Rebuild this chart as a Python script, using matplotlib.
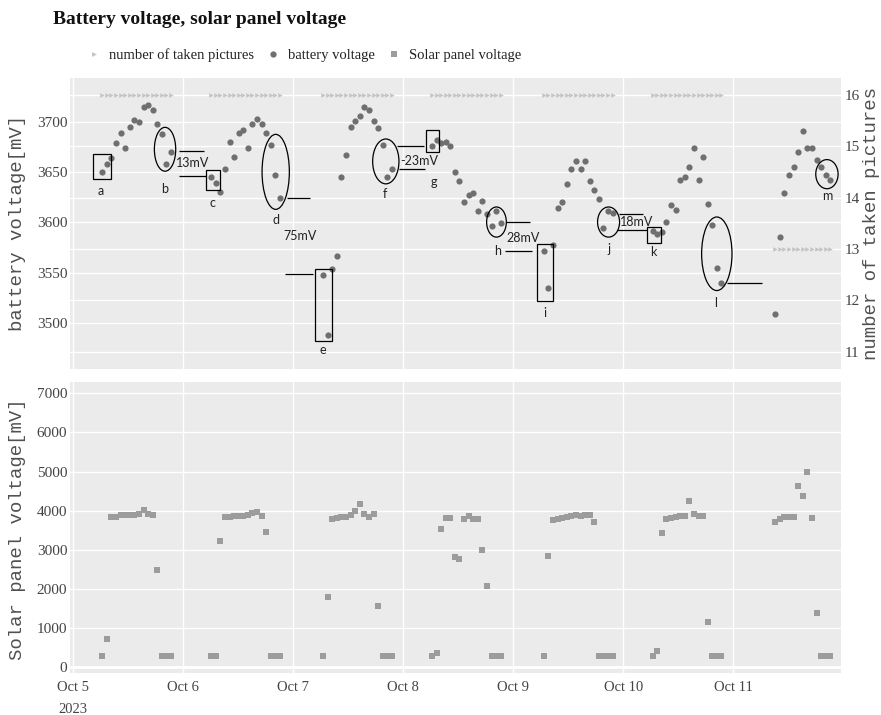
---
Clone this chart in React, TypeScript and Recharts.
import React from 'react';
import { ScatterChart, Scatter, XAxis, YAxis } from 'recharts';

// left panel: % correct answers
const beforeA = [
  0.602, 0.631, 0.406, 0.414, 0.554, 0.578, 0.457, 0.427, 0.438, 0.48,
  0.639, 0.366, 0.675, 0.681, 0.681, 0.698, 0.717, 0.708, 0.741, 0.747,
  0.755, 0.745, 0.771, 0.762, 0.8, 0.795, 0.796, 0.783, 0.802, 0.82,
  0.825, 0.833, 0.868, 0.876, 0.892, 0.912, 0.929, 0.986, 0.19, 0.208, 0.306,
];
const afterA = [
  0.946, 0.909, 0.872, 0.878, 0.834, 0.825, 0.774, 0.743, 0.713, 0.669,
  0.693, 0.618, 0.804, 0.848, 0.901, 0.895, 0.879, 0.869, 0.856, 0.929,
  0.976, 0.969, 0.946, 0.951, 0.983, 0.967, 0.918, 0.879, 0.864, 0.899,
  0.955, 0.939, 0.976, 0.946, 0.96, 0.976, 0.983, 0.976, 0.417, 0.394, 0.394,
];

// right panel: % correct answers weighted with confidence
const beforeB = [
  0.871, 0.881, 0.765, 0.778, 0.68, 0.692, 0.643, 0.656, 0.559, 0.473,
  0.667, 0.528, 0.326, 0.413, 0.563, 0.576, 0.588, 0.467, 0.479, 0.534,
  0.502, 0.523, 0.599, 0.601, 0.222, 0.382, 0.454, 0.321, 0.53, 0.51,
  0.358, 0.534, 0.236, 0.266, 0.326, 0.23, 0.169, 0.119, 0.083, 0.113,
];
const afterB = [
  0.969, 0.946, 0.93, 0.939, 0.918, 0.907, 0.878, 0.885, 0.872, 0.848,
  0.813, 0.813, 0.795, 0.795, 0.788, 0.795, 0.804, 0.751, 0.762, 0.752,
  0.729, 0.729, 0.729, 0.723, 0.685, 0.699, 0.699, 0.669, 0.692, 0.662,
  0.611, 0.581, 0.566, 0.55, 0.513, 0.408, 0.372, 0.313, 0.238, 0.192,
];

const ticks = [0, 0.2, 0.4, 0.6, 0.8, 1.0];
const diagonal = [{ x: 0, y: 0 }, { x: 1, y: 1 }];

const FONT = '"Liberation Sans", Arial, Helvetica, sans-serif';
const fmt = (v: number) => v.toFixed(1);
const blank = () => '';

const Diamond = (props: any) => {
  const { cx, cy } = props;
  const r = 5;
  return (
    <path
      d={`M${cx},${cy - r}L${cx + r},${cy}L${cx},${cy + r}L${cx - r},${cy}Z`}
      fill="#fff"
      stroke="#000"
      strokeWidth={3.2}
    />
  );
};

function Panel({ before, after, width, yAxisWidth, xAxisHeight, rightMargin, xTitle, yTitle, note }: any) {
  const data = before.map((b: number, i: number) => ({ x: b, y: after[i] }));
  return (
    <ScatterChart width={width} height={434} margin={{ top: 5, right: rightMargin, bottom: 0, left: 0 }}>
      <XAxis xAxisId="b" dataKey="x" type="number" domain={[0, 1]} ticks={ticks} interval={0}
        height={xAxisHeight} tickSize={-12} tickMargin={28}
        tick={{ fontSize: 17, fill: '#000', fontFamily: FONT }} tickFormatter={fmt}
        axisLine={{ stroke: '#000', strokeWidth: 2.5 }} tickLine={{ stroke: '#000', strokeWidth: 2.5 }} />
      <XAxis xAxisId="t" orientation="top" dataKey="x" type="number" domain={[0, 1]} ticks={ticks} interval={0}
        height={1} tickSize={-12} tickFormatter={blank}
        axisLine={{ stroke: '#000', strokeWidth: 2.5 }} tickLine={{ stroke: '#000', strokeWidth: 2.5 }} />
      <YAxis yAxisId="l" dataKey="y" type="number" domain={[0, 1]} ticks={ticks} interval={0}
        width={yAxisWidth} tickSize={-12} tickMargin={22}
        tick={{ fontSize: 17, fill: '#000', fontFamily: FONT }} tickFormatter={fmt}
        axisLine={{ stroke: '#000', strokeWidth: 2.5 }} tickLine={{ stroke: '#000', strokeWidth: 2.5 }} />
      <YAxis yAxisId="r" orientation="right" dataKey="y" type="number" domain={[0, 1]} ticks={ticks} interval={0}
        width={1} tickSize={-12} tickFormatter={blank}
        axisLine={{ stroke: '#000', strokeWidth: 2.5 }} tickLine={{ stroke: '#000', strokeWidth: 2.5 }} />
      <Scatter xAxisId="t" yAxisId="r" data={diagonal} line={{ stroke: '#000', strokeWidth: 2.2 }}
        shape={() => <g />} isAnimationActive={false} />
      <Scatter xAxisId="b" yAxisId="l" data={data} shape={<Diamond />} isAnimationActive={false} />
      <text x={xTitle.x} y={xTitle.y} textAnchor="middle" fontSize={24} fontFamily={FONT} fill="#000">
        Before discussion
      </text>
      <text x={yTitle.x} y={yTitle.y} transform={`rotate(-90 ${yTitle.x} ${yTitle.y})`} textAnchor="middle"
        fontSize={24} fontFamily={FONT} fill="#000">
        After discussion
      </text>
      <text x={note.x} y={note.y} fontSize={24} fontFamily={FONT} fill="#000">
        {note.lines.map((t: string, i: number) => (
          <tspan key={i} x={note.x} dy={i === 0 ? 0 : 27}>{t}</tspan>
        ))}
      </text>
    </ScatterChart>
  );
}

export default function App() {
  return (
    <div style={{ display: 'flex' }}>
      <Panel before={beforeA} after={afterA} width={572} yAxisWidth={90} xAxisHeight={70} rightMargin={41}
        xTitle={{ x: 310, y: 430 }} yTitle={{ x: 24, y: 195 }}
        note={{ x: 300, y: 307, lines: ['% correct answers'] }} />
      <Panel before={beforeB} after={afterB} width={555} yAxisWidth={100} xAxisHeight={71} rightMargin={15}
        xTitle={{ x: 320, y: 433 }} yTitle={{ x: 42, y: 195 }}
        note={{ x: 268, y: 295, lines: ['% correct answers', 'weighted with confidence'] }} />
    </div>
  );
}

EXERCISE PROMPT —
Pick each line holding the word "this" out of the listing.

WRITTEN RESPONSE —
Rebuild this chart as a Python script, using matplotlib.
Clone this chart in React, TypeScript and Recharts.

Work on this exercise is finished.